Using the listing below, report all lines holding the word "standalone".

— start of GIVEN RECORDS —

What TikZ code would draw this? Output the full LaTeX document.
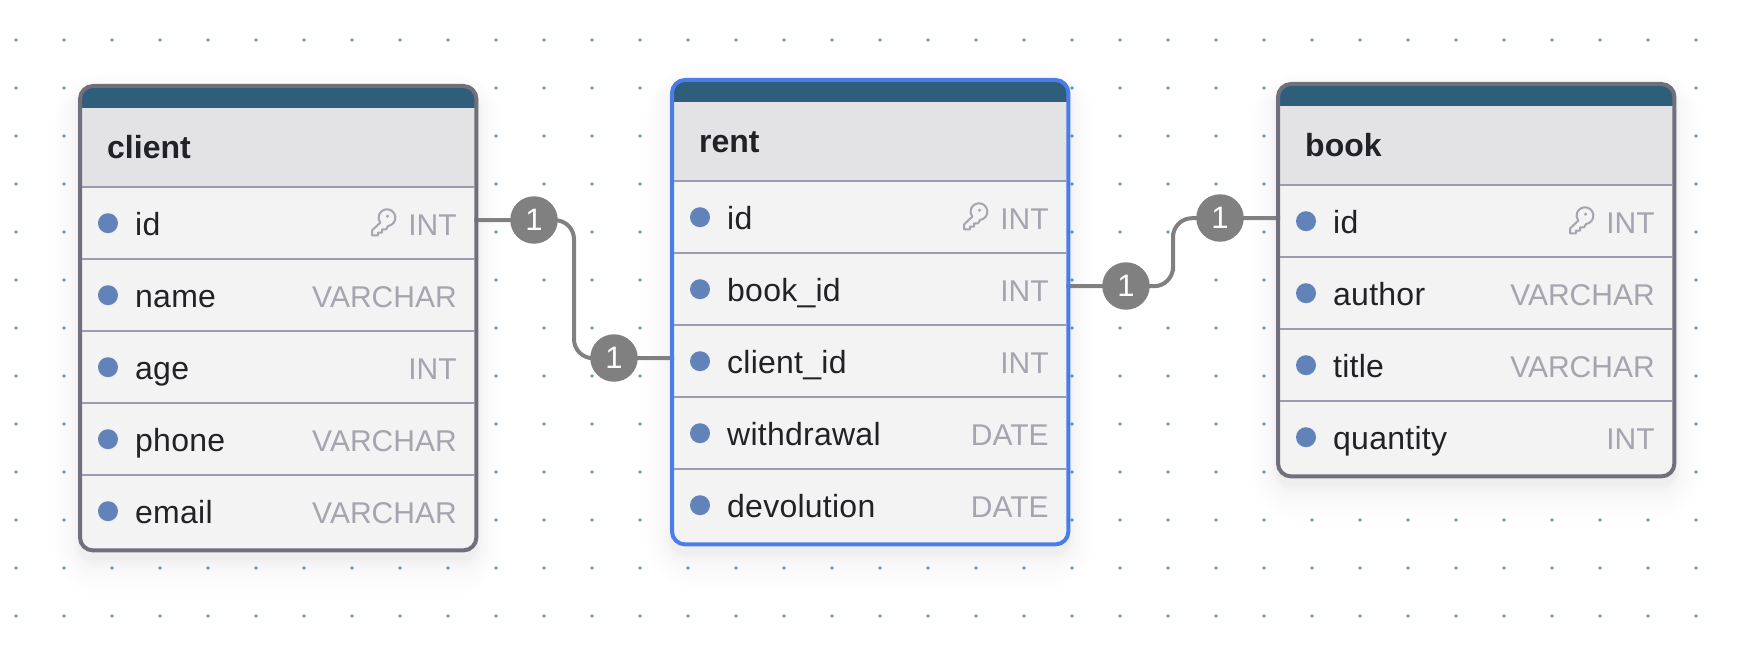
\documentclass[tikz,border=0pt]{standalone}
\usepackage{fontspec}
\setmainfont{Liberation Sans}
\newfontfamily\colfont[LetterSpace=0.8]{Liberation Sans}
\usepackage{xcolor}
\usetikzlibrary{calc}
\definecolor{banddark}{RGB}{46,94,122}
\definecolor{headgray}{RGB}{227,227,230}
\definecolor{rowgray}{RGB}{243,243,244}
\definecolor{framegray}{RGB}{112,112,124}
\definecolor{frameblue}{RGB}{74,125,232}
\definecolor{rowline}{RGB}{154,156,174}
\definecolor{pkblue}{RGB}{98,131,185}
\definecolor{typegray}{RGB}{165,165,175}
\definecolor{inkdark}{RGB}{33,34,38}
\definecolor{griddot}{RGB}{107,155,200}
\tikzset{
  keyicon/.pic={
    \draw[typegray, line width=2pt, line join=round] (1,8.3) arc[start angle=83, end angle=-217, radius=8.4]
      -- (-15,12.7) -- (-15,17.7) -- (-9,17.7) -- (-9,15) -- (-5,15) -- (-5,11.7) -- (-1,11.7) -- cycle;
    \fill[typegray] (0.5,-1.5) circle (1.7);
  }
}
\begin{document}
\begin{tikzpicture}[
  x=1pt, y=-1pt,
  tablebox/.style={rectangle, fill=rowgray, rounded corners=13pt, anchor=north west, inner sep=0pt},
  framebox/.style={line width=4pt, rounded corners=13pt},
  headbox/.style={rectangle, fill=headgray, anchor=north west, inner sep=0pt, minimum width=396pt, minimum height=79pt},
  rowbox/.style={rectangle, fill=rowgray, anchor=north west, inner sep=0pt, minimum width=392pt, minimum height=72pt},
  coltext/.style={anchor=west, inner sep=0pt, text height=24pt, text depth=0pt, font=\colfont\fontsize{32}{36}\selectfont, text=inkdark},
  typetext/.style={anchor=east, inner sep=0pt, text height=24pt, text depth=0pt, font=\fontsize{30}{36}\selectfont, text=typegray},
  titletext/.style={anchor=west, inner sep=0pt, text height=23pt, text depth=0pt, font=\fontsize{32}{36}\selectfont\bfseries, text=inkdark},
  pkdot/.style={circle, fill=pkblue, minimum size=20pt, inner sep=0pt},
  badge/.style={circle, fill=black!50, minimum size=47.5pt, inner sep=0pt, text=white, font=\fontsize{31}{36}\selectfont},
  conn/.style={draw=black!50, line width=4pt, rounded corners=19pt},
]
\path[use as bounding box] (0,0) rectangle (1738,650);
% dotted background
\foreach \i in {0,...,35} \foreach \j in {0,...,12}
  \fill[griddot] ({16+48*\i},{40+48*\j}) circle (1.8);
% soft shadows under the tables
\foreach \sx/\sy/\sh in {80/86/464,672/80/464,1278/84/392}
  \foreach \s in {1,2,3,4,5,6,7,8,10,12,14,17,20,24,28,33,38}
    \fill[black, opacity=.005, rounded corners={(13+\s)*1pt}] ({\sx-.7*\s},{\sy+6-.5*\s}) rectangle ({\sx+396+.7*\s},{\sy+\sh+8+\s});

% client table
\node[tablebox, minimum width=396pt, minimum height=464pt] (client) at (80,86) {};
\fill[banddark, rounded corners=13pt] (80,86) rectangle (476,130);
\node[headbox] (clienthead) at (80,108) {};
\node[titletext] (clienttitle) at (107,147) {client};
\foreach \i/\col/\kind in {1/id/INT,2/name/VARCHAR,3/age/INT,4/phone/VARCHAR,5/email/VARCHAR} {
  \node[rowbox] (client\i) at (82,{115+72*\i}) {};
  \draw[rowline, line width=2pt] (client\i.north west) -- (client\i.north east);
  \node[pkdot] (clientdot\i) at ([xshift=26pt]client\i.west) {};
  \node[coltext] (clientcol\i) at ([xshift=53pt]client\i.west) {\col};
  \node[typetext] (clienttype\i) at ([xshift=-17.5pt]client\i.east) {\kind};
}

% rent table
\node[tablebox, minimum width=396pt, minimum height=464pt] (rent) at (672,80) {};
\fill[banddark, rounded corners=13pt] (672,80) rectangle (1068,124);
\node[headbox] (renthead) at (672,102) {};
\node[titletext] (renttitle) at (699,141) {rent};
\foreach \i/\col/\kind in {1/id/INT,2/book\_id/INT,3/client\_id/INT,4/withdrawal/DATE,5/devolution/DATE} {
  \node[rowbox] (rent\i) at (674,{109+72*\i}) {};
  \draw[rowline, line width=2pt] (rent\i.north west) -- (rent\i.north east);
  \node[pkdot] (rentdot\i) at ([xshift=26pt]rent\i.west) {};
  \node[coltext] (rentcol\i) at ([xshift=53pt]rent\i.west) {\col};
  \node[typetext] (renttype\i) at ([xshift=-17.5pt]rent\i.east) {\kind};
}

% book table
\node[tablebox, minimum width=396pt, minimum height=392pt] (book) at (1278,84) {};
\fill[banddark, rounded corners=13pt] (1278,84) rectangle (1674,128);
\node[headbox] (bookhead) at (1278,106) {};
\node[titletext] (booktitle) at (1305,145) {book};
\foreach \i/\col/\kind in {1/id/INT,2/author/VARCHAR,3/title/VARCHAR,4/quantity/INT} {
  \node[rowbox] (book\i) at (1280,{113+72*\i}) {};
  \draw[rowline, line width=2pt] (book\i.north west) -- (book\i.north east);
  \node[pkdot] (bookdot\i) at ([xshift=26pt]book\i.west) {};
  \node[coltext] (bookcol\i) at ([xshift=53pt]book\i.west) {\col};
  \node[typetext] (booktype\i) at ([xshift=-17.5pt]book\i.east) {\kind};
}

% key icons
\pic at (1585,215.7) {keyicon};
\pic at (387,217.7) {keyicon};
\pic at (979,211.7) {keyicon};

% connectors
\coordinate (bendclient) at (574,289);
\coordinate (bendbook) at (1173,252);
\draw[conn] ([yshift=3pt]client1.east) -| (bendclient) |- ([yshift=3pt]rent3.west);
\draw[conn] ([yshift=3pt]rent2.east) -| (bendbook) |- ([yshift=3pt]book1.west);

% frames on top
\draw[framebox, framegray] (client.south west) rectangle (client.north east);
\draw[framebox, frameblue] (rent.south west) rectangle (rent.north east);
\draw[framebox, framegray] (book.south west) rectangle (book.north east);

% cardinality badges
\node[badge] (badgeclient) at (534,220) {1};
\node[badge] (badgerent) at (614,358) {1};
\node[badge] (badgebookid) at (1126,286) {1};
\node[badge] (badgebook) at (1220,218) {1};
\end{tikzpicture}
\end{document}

— end of GIVEN RECORDS —
— start of GIVEN RECORDS —

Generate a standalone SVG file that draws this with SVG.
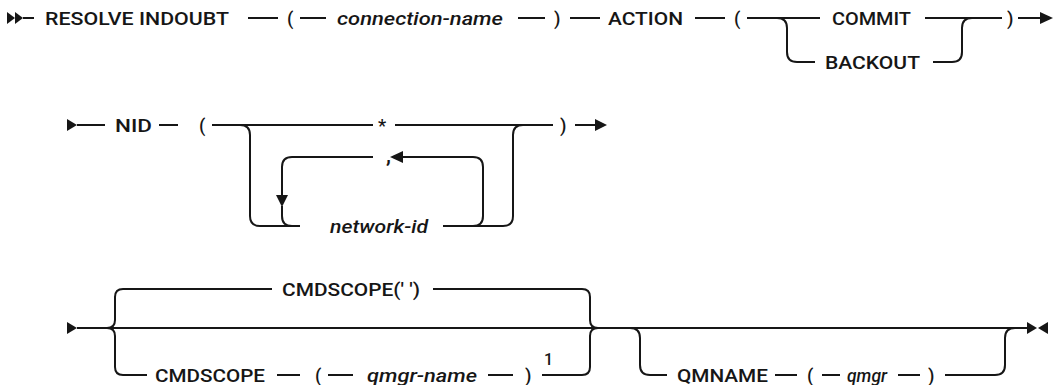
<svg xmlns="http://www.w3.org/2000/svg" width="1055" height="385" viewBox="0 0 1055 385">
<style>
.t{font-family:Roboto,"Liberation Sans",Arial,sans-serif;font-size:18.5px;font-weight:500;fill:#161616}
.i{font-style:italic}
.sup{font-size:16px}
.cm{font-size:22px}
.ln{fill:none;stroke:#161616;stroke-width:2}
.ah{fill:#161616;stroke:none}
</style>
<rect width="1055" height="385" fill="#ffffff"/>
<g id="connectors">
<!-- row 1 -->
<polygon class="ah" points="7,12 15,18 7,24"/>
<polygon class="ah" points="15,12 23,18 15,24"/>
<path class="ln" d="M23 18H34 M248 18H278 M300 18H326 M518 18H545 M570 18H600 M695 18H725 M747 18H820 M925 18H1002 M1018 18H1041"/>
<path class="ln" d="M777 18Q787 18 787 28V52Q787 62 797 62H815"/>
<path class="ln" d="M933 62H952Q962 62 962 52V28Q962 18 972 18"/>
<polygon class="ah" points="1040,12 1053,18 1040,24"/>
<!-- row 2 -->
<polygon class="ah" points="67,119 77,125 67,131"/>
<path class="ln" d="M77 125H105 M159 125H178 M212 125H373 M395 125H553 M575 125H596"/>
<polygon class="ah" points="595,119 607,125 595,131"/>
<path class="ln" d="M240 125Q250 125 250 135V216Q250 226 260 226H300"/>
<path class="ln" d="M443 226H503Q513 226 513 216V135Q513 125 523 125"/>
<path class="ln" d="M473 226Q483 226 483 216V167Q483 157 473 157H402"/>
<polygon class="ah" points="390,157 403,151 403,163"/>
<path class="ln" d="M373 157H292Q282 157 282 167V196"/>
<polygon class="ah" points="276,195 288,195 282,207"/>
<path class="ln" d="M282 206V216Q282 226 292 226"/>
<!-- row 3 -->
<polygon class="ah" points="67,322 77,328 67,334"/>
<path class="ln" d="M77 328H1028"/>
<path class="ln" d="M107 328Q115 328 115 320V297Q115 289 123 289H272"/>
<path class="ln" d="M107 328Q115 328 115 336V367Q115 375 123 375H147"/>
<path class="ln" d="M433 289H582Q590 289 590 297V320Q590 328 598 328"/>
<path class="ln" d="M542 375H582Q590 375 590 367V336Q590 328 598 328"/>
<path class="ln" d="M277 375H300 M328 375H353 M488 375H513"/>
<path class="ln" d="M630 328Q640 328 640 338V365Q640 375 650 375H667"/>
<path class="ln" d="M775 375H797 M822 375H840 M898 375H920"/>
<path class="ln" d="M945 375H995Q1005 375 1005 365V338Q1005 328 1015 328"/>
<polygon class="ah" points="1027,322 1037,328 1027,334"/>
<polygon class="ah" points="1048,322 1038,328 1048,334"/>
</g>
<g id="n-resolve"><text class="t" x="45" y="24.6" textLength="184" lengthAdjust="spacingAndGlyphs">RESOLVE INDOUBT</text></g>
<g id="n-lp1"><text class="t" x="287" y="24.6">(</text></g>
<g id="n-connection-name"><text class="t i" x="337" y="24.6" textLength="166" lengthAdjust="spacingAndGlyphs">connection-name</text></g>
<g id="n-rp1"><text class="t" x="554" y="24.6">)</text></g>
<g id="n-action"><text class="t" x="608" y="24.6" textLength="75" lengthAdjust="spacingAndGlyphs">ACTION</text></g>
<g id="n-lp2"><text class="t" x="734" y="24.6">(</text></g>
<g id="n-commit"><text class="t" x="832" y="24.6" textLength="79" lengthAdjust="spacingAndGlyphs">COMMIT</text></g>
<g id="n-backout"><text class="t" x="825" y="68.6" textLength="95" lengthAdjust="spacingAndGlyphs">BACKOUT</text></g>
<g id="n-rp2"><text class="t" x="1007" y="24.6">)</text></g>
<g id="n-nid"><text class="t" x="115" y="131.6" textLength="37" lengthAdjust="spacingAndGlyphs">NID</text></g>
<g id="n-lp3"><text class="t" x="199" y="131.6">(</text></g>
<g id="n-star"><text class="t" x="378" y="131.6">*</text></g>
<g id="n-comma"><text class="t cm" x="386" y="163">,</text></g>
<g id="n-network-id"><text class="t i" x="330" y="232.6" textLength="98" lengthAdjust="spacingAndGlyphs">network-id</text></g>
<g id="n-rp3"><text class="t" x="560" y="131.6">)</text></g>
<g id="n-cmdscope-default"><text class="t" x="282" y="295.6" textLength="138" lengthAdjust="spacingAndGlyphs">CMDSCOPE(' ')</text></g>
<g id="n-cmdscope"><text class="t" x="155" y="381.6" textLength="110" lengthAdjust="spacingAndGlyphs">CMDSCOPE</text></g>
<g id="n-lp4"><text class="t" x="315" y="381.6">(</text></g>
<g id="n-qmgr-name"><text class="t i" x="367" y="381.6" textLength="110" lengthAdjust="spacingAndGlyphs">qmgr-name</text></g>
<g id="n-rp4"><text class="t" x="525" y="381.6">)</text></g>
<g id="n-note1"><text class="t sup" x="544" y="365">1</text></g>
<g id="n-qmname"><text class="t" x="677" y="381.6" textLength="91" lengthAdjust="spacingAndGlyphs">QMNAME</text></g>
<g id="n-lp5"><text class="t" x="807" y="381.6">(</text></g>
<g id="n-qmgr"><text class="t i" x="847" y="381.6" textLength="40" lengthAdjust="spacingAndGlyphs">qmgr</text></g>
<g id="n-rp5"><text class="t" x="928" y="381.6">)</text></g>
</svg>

— end of GIVEN RECORDS —

RESULT —
\documentclass[tikz,border=0pt]{standalone}
Generate a standalone SVG file that draws this with SVG.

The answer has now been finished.